LAST WEEKEND, Artists Rep opened the US premiere of Foxfinder, a script by playwright Dawn King that ran to much acclaim in London in 2011.

The show, given a deliberately grim, sparse staging by Artists Rep, is about a dystopian society in which an unlikely scourge is invoked to keep a fearful populace in check: According to the government, the single greatest menace facing the nation is... the fox. The legend of the fox has been stoked to outlandish proportions (their claws are like knives! They control the weather!), even as no one alive can remember actually seeing one in the flesh.

The elusive fox functions as a lightning rod for both the problems of England as a whole, and the troubles of one couple, whose farm is in danger of failing to meet government-mandated quotas even as they struggle to move past the death of their only son.

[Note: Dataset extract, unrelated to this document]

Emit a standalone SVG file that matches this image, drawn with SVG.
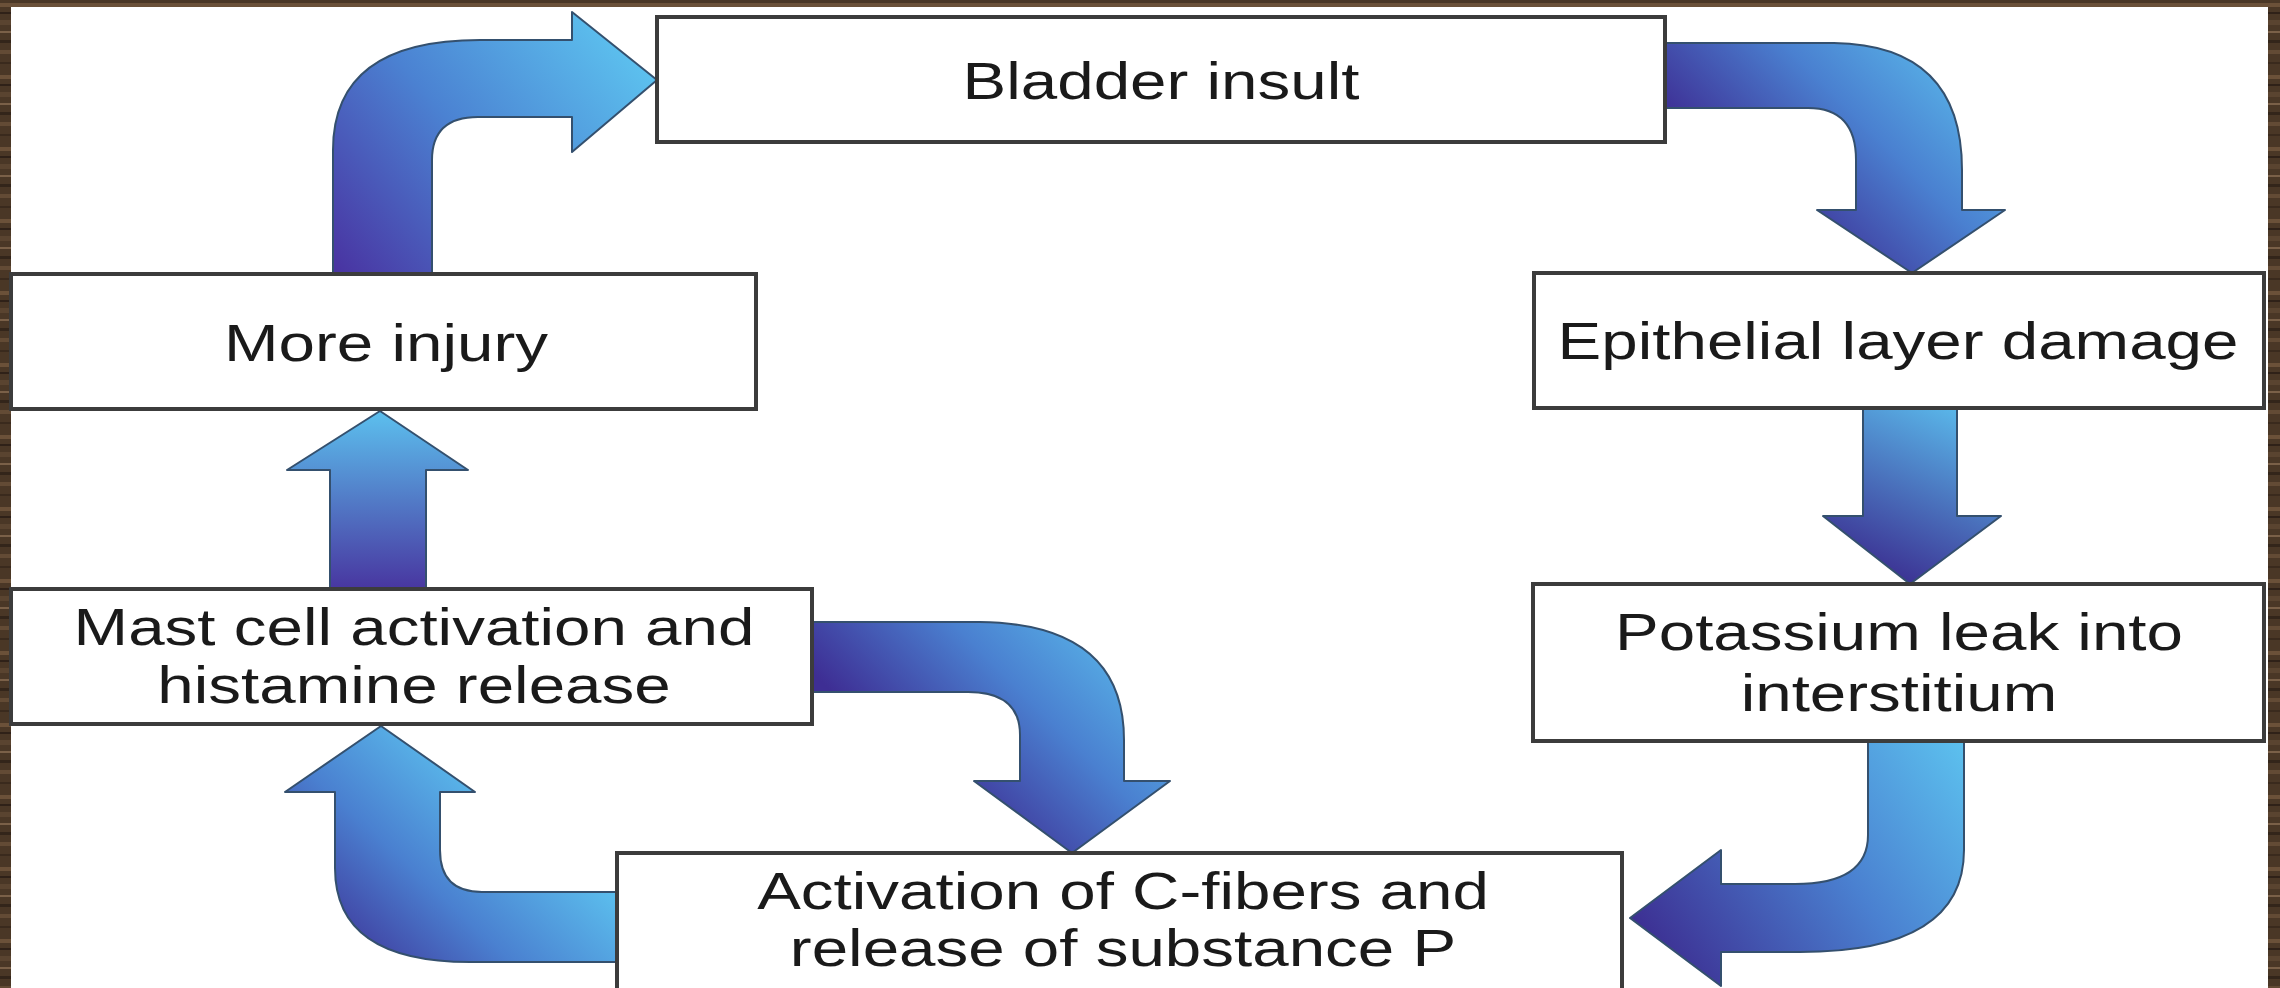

When a 19-year-old inspector (Joshua Weinstein) is sent to check up on them, he insinuates himself into their lives, prying into every detail and developing feelings for the farmer's wife (Sara Hennessy) in the process. Meanwhile, the farmer (Shawn Lee) clings to the idea that a fox might be responsible for his son's death, to the dismay of his resolutely practical wife.

Playwright King has a fine sense of the absurd, but the show's humorous elements are quickly eclipsed by Very Serious Matters that unfold predictably. Here's the thing: You've gotta assume your audience has read Orwell. Brave New World, too, and Bradbury, and The Hunger Games. Foxfire is part of a rich tradition of dystopian fiction, but it adds little to the genre, either in concept or conventions. (Portland Center Stage ran into the same problem with Futura a few years back.) Foxfire is very explicitly a parable, which means it very explicitly has things to say about the world we live in. Unfortunately, those things are all pretty much summed up by the show's premise, and the story that unfolds on the back of that premise is neither original nor particularly eye-opening.